Ein ganz besonders schöner, so haben wir uns sagen lassen, befindet sich in einem abgelegenen Wald bei Halsbach. Dort sei die schönste, besinnlichste, romantischste Weihnacht der Welt und nur dort könne man dem Geist der wahren Weihnacht begegnen. Ach ja, Kerzen gäbs dort auch, versprach man uns.

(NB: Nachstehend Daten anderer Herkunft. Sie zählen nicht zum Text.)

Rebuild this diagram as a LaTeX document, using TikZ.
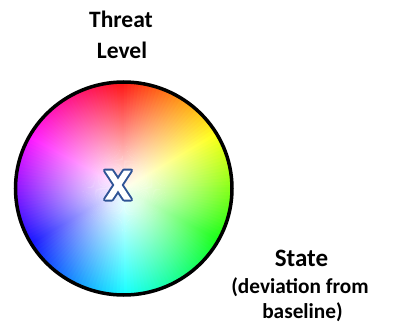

Mit Freunden aus Augsburg suchten wir also nach diesem verzauberten Ort. Wir folgten irgendwann einem Auto mit Berliner Kennzeichen und wunderten uns noch, was ein Berliner so weit draußen zu suchen hat. Dann wurde die Autoschlange immer länger, denn sie staute sich hinter ungefähr fünftausend Reisebussen. Dann wurden wir von einem der freiwilligen Dorf-Feuerwehrler auf den ungefähr größten Parkplatz seit mindestens Woodstock oder so, eingewiesen. War eigentlich klar, dass wir nicht die einzigen Menschen auf der Welt sind, die den besinnlichsten Weihnachtsmarkt aller Zeiten erleben wollten. Zusammen mit ungefähr sechzehntausend anderen Menschen zwängten wir uns in den Wald, hoffend, dass sich die Leute schon irgendwie verlaufen würden. Und tatsächlich, ganz am Ende, hinter dem Glühweinthemenwald und dem Hippieholzspielzeugthemenwald, dort, wo es so steil bergab ging, dass die Kinderwägen massenweise seitlich hinunter kippten, dort waren wir endlich fast so gut wie alleine. Wären die anderen, die ebenfalls etwas Einsamkeit suchten, nicht gewesen. Ein kurzer Feldweg führte tiefer in den Wald hinein und hier, tatsächlich und wahrhaftig hier, wo sich die wenigsten hinwagten, begegneten wir dem Geist der wahren Weihnacht: Es war ein warm angezogener Mann, der mit einem Feuerzeug in den Handwerkerhänden, den Weg entlang schritt und die Hunderte, den Wegrand säumenden Kerzen anzündete. Sebastian schaute ihn mit großen, ehrfürchtigen Augen an, als stünde das leibhaftige Christkind vor ihm der Mann erwiderte den Blick, würdig nickend und setzte seine verantwortungsvolle Arbeit fort. Sebastian strahlte übers ganze Gesicht. Dann packte er beherzt zu und begann, die flackernden Kerzen einzusammeln. Wäre ja schade darum, sie hierzulassen.
Einig waren sich alle, die dieser magischen Begegnung beiwohnten: Sebastian hatte gerade seinen Traumberuf entdeckt: Kerzenmann bei der Waldweihnacht.
Als er später noch eine kleine Laterne geschenkt bekam, die er stolz hin und her schwenkte, kam noch ein zweiter hinzu: Nachtwächter!